▶ _Exercise_: Look below and pull out each line with the word "matplotlib".

▶ _Dataset content_:
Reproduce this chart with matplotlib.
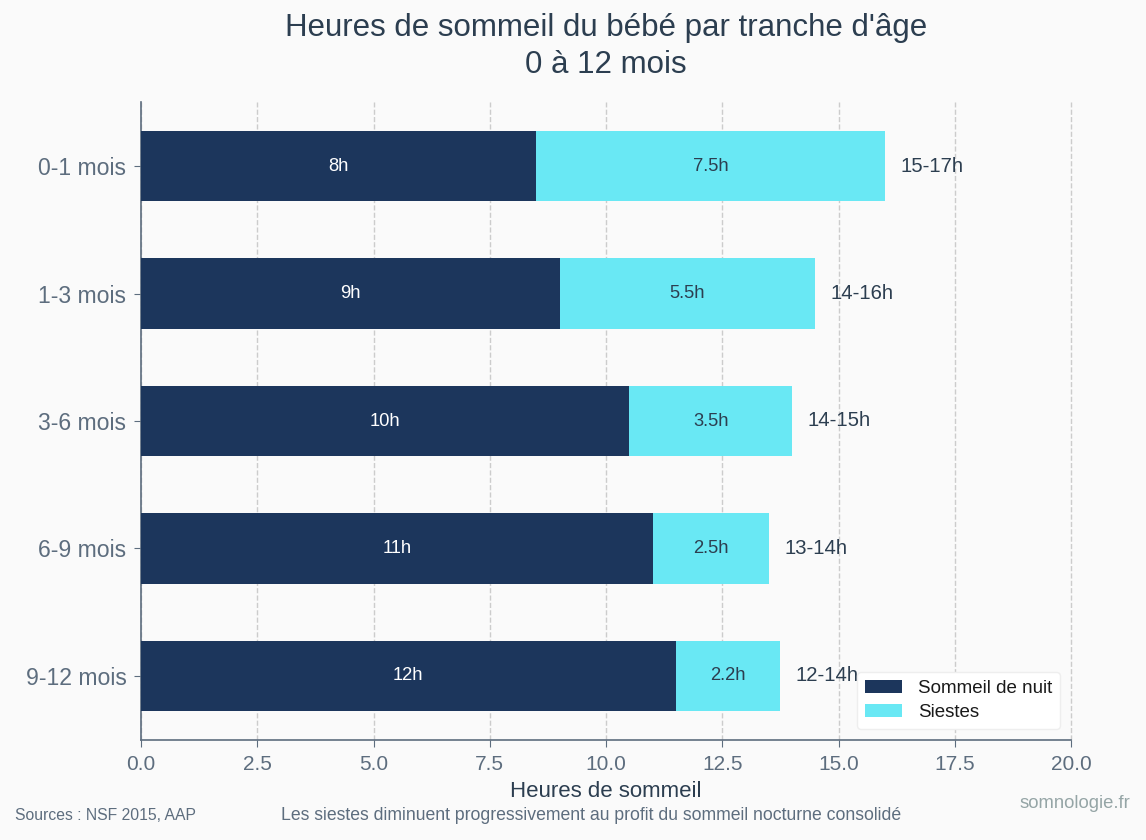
import matplotlib
matplotlib.use("Agg")
import matplotlib.pyplot as plt
import numpy as np

categories = ["0-1 mois", "1-3 mois", "3-6 mois", "6-9 mois", "9-12 mois"]
night = [8.5, 9.0, 10.5, 11.0, 11.5]
naps = [7.5, 5.5, 3.5, 2.5, 2.25]
night_labels = ["8h", "9h", "10h", "11h", "12h"]
nap_labels = ["7.5h", "5.5h", "3.5h", "2.5h", "2.2h"]
total_labels = ["15-17h", "14-16h", "14-15h", "13-14h", "12-14h"]

plt.rcParams['font.family'] = ['Liberation Sans', 'DejaVu Sans']

C_NIGHT = "#1C365C"
C_NAP = "#69E8F4"
C_TEXT = "#2C3E50"
C_TICK = "#5D6D7E"
BG = "#FAFAFA"

fig = plt.figure(figsize=(11.46, 8.4), dpi=100, facecolor=BG)
ax = fig.add_axes([141/1146, 1-740/840, (1071-141)/1146, (740-102)/840])
ax.set_facecolor(BG)

y = np.arange(len(categories))
h = 0.55
ax.barh(y, night, height=h, color=C_NIGHT, label="Sommeil de nuit", zorder=3)
ax.barh(y, naps, left=night, height=h, color=C_NAP, label="Siestes", zorder=3)

for i in range(len(categories)):
    ax.text(night[i]/2, y[i], night_labels[i], ha='center', va='center', color='white', fontsize=13.2, zorder=4)
    ax.text(night[i] + naps[i]/2, y[i], nap_labels[i], ha='center', va='center', color=C_TEXT, fontsize=13.2, zorder=4)
    ax.text(night[i] + naps[i] + 0.33, y[i], total_labels[i], ha='left', va='center', color=C_TEXT, fontsize=14.6, zorder=4)

ax.set_yticks(y)
ax.set_yticklabels(categories)
ax.invert_yaxis()
ax.set_xlim(0, 20)
ax.set_xticks(np.arange(0, 20.1, 2.5))
ax.tick_params(axis='y', colors=C_TICK, labelsize=16.6, length=5, pad=5.5)
ax.tick_params(axis='x', colors=C_TICK, labelsize=15, length=5, pad=6)
for lab in ax.get_xticklabels() + ax.get_yticklabels():
    lab.set_color(C_TICK)

ax.grid(axis='x', linestyle='--', color='#CCCCCC', linewidth=1, zorder=0)
for gl in ax.get_xgridlines():
    gl.set_clip_on(False)
for s in ['top', 'right']:
    ax.spines[s].set_visible(False)
for s in ['left', 'bottom']:
    ax.spines[s].set_color(C_TICK)
    ax.spines[s].set_linewidth(1.2)

ax.set_xlabel("Heures de sommeil", fontsize=16, color=C_TEXT, labelpad=5)

fig.text(606/1146, 1-46.5/840, "Heures de sommeil du bébé par tranche d'âge\n0 à 12 mois",
         ha='center', va='center', fontsize=22.5, color=C_TEXT, linespacing=1.32)

leg = ax.legend(loc='lower right', fontsize=13.5, frameon=True, framealpha=1,
                edgecolor='#EEEEEE', facecolor='white', borderpad=0.4,
                labelspacing=0.4, handlelength=2.0, handleheight=0.7,
                handletextpad=0.85, borderaxespad=0.6)
for t in leg.get_texts():
    t.set_color('#1a1a1a')

fig.text(15/1146, 1-816/840, "Sources : NSF 2015, AAP", ha='left', va='center', fontsize=11.3, color=C_TICK)
fig.text(591/1146, 1-816/840, "Les siestes diminuent progressivement au profit du sommeil nocturne consolidé",
         ha='center', va='center', fontsize=12.7, color=C_TICK)
fig.text(1130/1146, 1-803/840, "somnologie.fr", ha='right', va='center', fontsize=13.3, color='#95A5A6')

fig.savefig("out.png", dpi=100, facecolor=BG)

▶ _Full output_:
Reproduce this chart with matplotlib.
import matplotlib
matplotlib.use("Agg")
import matplotlib.pyplot as plt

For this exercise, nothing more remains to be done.